At Mentoras Leadership Limited, we use a range of skill-sets and tools to analyse businesses from people, processes, and technology perspectives. I have led teams that use POLDAT, MOST, KANO analysis, Six Thinking Hats, and others to improve our clients’ business performance in Senegal, Nigeria and United Kingdom.

While every aspect of a business is essential, the need to start the business analysis from the people’s level of connection and engagement with the company cannot be over-emphasised. In my career as an employee, I was in a training programme when one of the participants made a profound statement. He said, ‘this organisation is wasting its time. Look, we are about sixty at this training, and I can count ten who are about to resign, twenty who are willing to leave and are actively searching for offers. Almost everyone is not thinking about their future with the company.’

My former colleague’s statement attests that the company in question has more of a team of actively disengaged staff than engaged staff. That experience shaped my decision to lead a team that starts every analysis and transformation engagement for our clients with the engagement level of the staff. No matter how strong the products or services and the brand are, the culture of any organisation will determine the success of any strategy. Thus, culture eats strategy for lunch or dinner if employee engagement is at a distance.

As a business analyst and leadership coach with outstanding track records of supporting business and people to be at their best, it is an effort in futility to aim at improving and sustaining your business without the loyalty and support of people who are the drivers of the business strategy. My statement is without remorse except for companies without a mission to exist in perpetuity.

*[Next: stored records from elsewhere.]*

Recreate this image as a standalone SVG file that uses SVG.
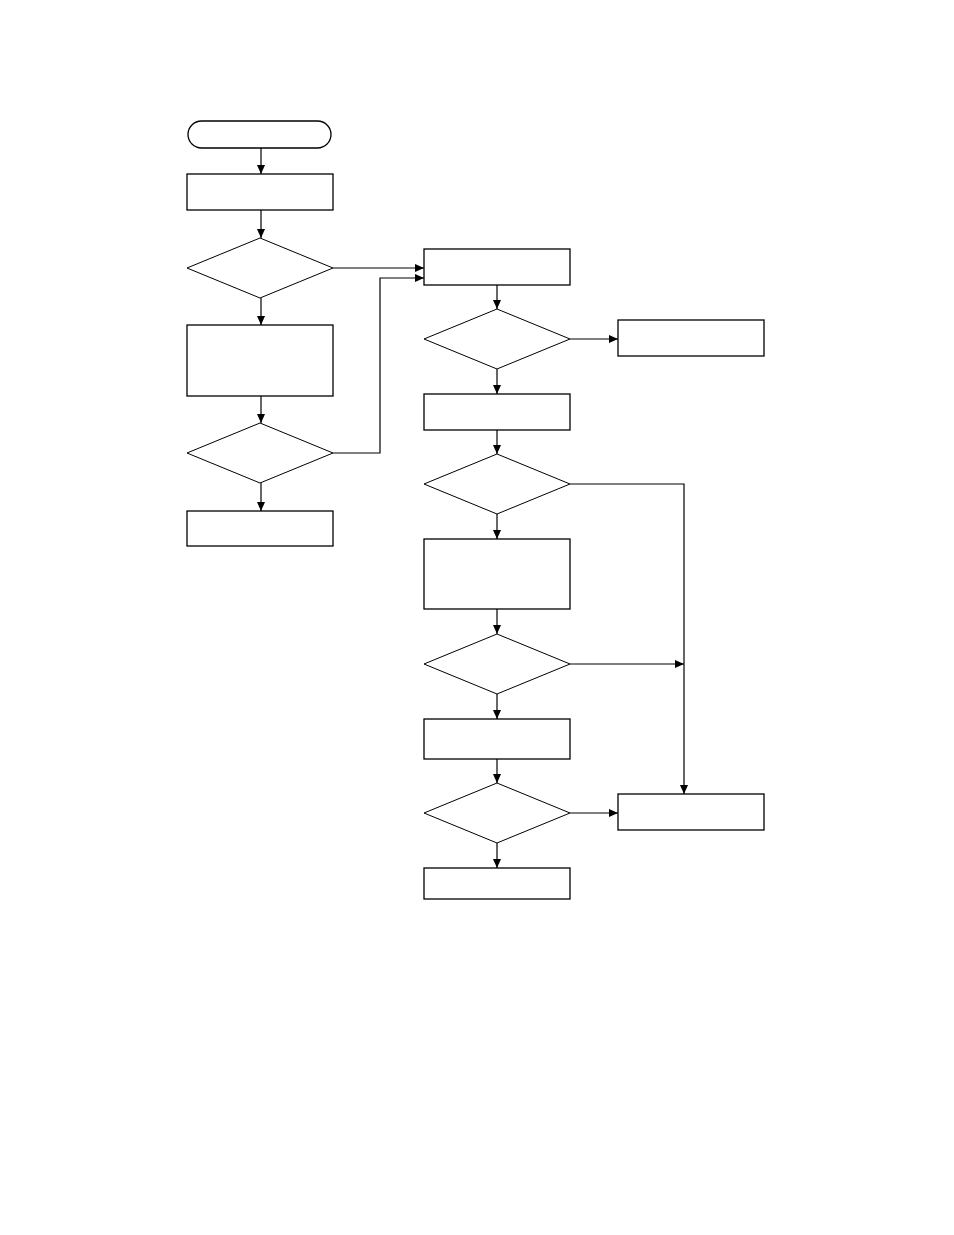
<svg xmlns="http://www.w3.org/2000/svg" width="954" height="1235" viewBox="0 0 954 1235">
<style>
.n{fill:#fff;stroke:#000;stroke-width:1.3}
.d{fill:#fff;stroke:#000;stroke-width:1}
.c{fill:none;stroke:#000;stroke-width:1.2}
</style>
<defs>
<marker id="ah" markerWidth="10" markerHeight="8" refX="9" refY="4" orient="auto" markerUnits="userSpaceOnUse">
<path d="M0,0 L9,4 L0,8 Z" fill="#000"/>
</marker>
</defs>
<rect width="954" height="1235" fill="#fff"/>
<g id="connectors">
<path class="c" d="M261,148 V174" marker-end="url(#ah)"/>
<path class="c" d="M261,210 V238" marker-end="url(#ah)"/>
<path class="c" d="M333,268 H424" marker-end="url(#ah)"/>
<path class="c" d="M261,298 V325" marker-end="url(#ah)"/>
<path class="c" d="M261,396 V423" marker-end="url(#ah)"/>
<path class="c" d="M333,453 H380 V278 H424" marker-end="url(#ah)"/>
<path class="c" d="M261,483 V511" marker-end="url(#ah)"/>
<path class="c" d="M497,285 V309" marker-end="url(#ah)"/>
<path class="c" d="M570,339 H618" marker-end="url(#ah)"/>
<path class="c" d="M497,369 V394" marker-end="url(#ah)"/>
<path class="c" d="M497,430 V454" marker-end="url(#ah)"/>
<path class="c" d="M570,484 H684 V794" marker-end="url(#ah)"/>
<path class="c" d="M497,514 V539" marker-end="url(#ah)"/>
<path class="c" d="M497,609 V634" marker-end="url(#ah)"/>
<path class="c" d="M570,664 H684" marker-end="url(#ah)"/>
<path class="c" d="M497,694 V719" marker-end="url(#ah)"/>
<path class="c" d="M497,759 V783" marker-end="url(#ah)"/>
<path class="c" d="M570,813 H618" marker-end="url(#ah)"/>
<path class="c" d="M497,843 V868" marker-end="url(#ah)"/>
</g>
<g id="start"><rect class="n" x="188" y="121" width="143" height="27" rx="13.5"/></g>
<g id="step1"><rect class="n" x="187" y="174" width="146" height="36"/></g>
<g id="dec1"><polygon class="d" points="260,238 333,268 260,298 187,268"/></g>
<g id="step2"><rect class="n" x="187" y="325" width="146" height="71"/></g>
<g id="dec2"><polygon class="d" points="260,423 333,453 260,483 187,453"/></g>
<g id="step3"><rect class="n" x="187" y="511" width="146" height="35"/></g>
<g id="stepA"><rect class="n" x="424" y="249" width="146" height="36"/></g>
<g id="decB"><polygon class="d" points="497,309 570,339 497,369 424,339"/></g>
<g id="sideB"><rect class="n" x="618" y="320" width="146" height="36"/></g>
<g id="stepC"><rect class="n" x="424" y="394" width="146" height="36"/></g>
<g id="decD"><polygon class="d" points="497,454 570,484 497,514 424,484"/></g>
<g id="stepE"><rect class="n" x="424" y="539" width="146" height="70"/></g>
<g id="decF"><polygon class="d" points="497,634 570,664 497,694 424,664"/></g>
<g id="stepG"><rect class="n" x="424" y="719" width="146" height="40"/></g>
<g id="decH"><polygon class="d" points="497,783 570,813 497,843 424,813"/></g>
<g id="sideI"><rect class="n" x="618" y="794" width="146" height="36"/></g>
<g id="stepJ"><rect class="n" x="424" y="868" width="146" height="31"/></g>
</svg>
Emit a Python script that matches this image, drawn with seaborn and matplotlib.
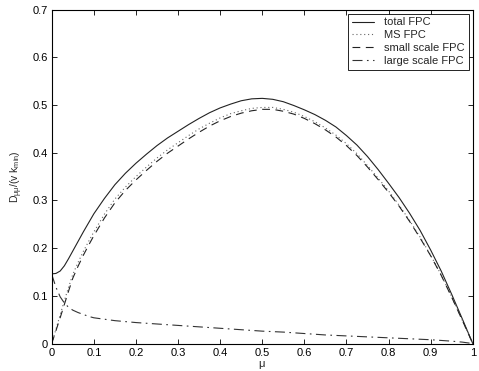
import matplotlib
matplotlib.use("Agg")
import matplotlib.pyplot as plt
import seaborn as sns
import pandas as pd

mu = [0, 0.01, 0.02, 0.03, 0.04, 0.05, 0.0625, 0.075, 0.0875, 0.1,
      0.125, 0.15, 0.175, 0.2, 0.225, 0.25, 0.275, 0.3, 0.325, 0.35,
      0.375, 0.4, 0.425, 0.45, 0.475, 0.5, 0.525, 0.55, 0.575, 0.6,
      0.625, 0.65, 0.675, 0.7, 0.725, 0.75, 0.775, 0.8, 0.825, 0.85,
      0.875, 0.9, 0.925, 0.95, 0.975, 1.0]
total_fpc = [0.146, 0.147, 0.152, 0.163, 0.178, 0.194, 0.214, 0.234, 0.253, 0.272,
             0.304, 0.333, 0.357, 0.378, 0.397, 0.415, 0.431, 0.445, 0.459, 0.472,
             0.484, 0.494, 0.502, 0.509, 0.513, 0.514, 0.512, 0.507, 0.499, 0.490,
             0.480, 0.468, 0.454, 0.436, 0.416, 0.392, 0.365, 0.336, 0.306, 0.273,
             0.237, 0.196, 0.152, 0.103, 0.052, 0.0]
ms_fpc = [0.0, 0.030, 0.060, 0.090, 0.118, 0.145, 0.170, 0.193, 0.214, 0.234,
          0.271, 0.303, 0.328, 0.350, 0.370, 0.389, 0.406, 0.421, 0.436, 0.450,
          0.462, 0.473, 0.482, 0.488, 0.493, 0.495, 0.495, 0.491, 0.485, 0.476,
          0.465, 0.452, 0.437, 0.419, 0.398, 0.373, 0.347, 0.320, 0.290, 0.258,
          0.223, 0.185, 0.144, 0.098, 0.049, 0.0]
small_fpc = [0.0, 0.027, 0.054, 0.082, 0.110, 0.137, 0.162, 0.185, 0.206, 0.226,
             0.263, 0.295, 0.321, 0.343, 0.363, 0.382, 0.399, 0.414, 0.429, 0.443,
             0.456, 0.467, 0.476, 0.483, 0.488, 0.491, 0.491, 0.487, 0.481, 0.472,
             0.461, 0.448, 0.433, 0.415, 0.394, 0.370, 0.344, 0.317, 0.288, 0.256,
             0.221, 0.184, 0.143, 0.097, 0.049, 0.0]
large_fpc = [0.145, 0.118, 0.098, 0.085, 0.076, 0.070, 0.065, 0.061, 0.057, 0.054,
             0.051, 0.048, 0.046, 0.044, 0.0425, 0.041, 0.0395, 0.038, 0.0365, 0.035,
             0.0335, 0.032, 0.0305, 0.029, 0.0275, 0.026, 0.025, 0.024, 0.0225, 0.021,
             0.0195, 0.018, 0.017, 0.016, 0.015, 0.014, 0.013, 0.012, 0.011, 0.010,
             0.009, 0.008, 0.0065, 0.005, 0.003, 0.0]

labels = ["total FPC", "MS FPC", "small scale FPC", "large scale FPC"]
series = [total_fpc, ms_fpc, small_fpc, large_fpc]
styles = ["-", (0, (1, 2.5)), (0, (7, 5)), (0, (9, 4, 1.5, 4))]
colors = ["#222222", "#666666", "#222222", "#333333"]

sns.set_style("ticks")
plt.rcParams["font.family"] = ["Liberation Sans", "DejaVu Sans"]
plt.rcParams["mathtext.fontset"] = "custom"
plt.rcParams["mathtext.rm"] = "Liberation Sans"
plt.rcParams["mathtext.it"] = "Liberation Sans"

fig = plt.figure(figsize=(4.79, 3.71), dpi=100)
ax = fig.add_axes([0.108, 0.074, 0.879, 0.900])

for lab, vals, ls, c in zip(labels, series, styles, colors):
    df = pd.DataFrame({"mu": mu, "D": vals})
    sns.lineplot(data=df, x="mu", y="D", ax=ax, linestyle=ls, color=c,
                 linewidth=0.8, label=lab, estimator=None, sort=False)

ax.set_xlim(0, 1)
ax.set_ylim(0, 0.7)
ax.set_xticks([0, 0.1, 0.2, 0.3, 0.4, 0.5, 0.6, 0.7, 0.8, 0.9, 1])
ax.set_xticklabels(["0", "0.1", "0.2", "0.3", "0.4", "0.5", "0.6", "0.7", "0.8", "0.9", "1"])
ax.set_yticks([0, 0.1, 0.2, 0.3, 0.4, 0.5, 0.6, 0.7])
ax.set_yticklabels(["0", "0.1", "0.2", "0.3", "0.4", "0.5", "0.6", "0.7"])
ax.tick_params(direction="in", top=True, right=True, labelsize=8, length=3.5,
               width=0.6, pad=3, colors="black")
for s in ax.spines.values():
    s.set_visible(True)
    s.set_linewidth(0.8)
    s.set_color("black")

ax.set_xlabel(r"$\mu$", fontsize=8, labelpad=1)
ax.set_ylabel(r"D$_{\mu\mu}$/(v k$_{\rm min}$)", fontsize=7.5, labelpad=5)

leg = ax.legend(loc="upper right", fontsize=8, frameon=True, fancybox=False,
                edgecolor="black", framealpha=1, handlelength=2.0,
                handletextpad=0.9, borderaxespad=0.35, labelspacing=0.25,
                borderpad=0.35)
leg.get_frame().set_linewidth(0.6)

fig.savefig("out.png", dpi=100)
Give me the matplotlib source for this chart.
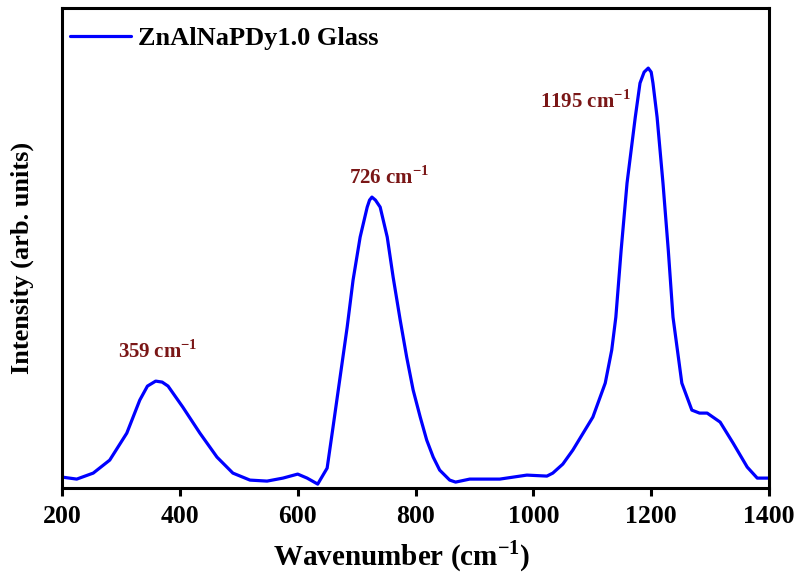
import matplotlib
matplotlib.use("Agg")
import matplotlib.pyplot as plt

# Raman spectrum of the ZnAlNaPDy1.0 glass (arbitrary intensity units)
wavenumber = [200, 225, 253, 281, 310, 332, 345, 359, 370, 380, 405, 434, 463, 490,
              519, 548, 575, 600, 616, 634, 650, 660, 672, 684, 694, 706, 718, 722,
              726, 732, 740, 752, 762, 774, 785, 796, 808, 819, 830, 841, 858, 868,
              892, 943, 989, 1023, 1033, 1050, 1067, 1101, 1122, 1133, 1140, 1149,
              1159, 1173, 1181, 1188, 1195, 1200, 1203, 1210, 1220, 1229, 1237, 1252,
              1269, 1282, 1295, 1317, 1339, 1363, 1380, 1400]
intensity = [11, 9, 15, 28, 55, 88, 102, 107, 106, 102, 81, 55, 31, 15,
             8, 7, 10, 14, 10, 4, 20, 61, 111, 161, 208, 251, 281, 288,
             291, 288, 281, 251, 211, 168, 131, 98, 71, 48, 31, 18, 8, 6,
             9, 9, 13, 12, 15, 24, 38, 71, 105, 138, 171, 238,
             305, 371, 405, 416, 420, 416, 405, 371, 305, 238, 171, 105,
             78, 75, 75, 66, 45, 21, 10, 10]

peak_positions = [359, 726, 1195]
peak_label_x = [362, 755, 1088]
peak_label_y = [130, 304, 380]

x_ticks = [200, 400, 600, 800, 1000, 1200, 1400]

serif = ["Liberation Serif", "DejaVu Serif"]
plt.rcParams["font.family"] = serif
plt.rcParams["font.weight"] = "bold"
plt.rcParams["mathtext.fontset"] = "custom"
plt.rcParams["mathtext.rm"] = "Liberation Serif:bold"
plt.rcParams["mathtext.bf"] = "Liberation Serif:bold"

fig = plt.figure(figsize=(7.98, 5.79), dpi=100)
ax = fig.add_axes([0.0777, 0.157, 0.886, 0.829])

ax.plot(wavenumber, intensity, color="#0000ff", lw=2.3,
        label="ZnAlNaPDy1.0 Glass", solid_capstyle="round")

for pos, lx, ly in zip(peak_positions, peak_label_x, peak_label_y):
    ax.text(lx, ly, f"{pos} cm$^{{-1}}$", color="#7a1616", fontsize=15,
            fontweight="bold", ha="center", va="baseline")

ax.set_xlim(200, 1400)
ax.set_ylim(0, 480)
ax.set_xticks(x_ticks)
ax.set_yticks([])
ax.tick_params(axis="x", direction="out", length=6, width=2.2,
               labelsize=18.5, pad=6)
for lbl in ax.get_xticklabels():
    lbl.set_fontweight("bold")
for sp in ax.spines.values():
    sp.set_linewidth(2.2)

ax.set_xlabel("Wavenumber (cm$^{-1}$)", fontsize=21, fontweight="bold", labelpad=8)
ax.xaxis.label.set_x(0.48)
ax.set_ylabel("Intensity (arb. units)", fontsize=19, fontweight="bold")
ax.yaxis.set_label_coords(-0.040, 0.48)

leg = ax.legend(loc="upper left", bbox_to_anchor=(0.012, 0.962), frameon=False,
                fontsize=19, handlelength=2.3, borderaxespad=0, borderpad=0,
                handletextpad=0.25)
for t in leg.get_texts():
    t.set_fontweight("bold")

fig.savefig("out.png", dpi=100)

Therefore, there is one thing to do to get all you want for your business (growth, market share and profitability etc.), just as is in the Holy Book-seek first, the kingdom of God and all the other benefits shall be yours. The one thing to focus on before and after business analysis or the annual retreat is your people. Your people are the owners of your business sustainability. They will deliver beyond expectations if you dare to make them engaged with the business emotionally and intuitively.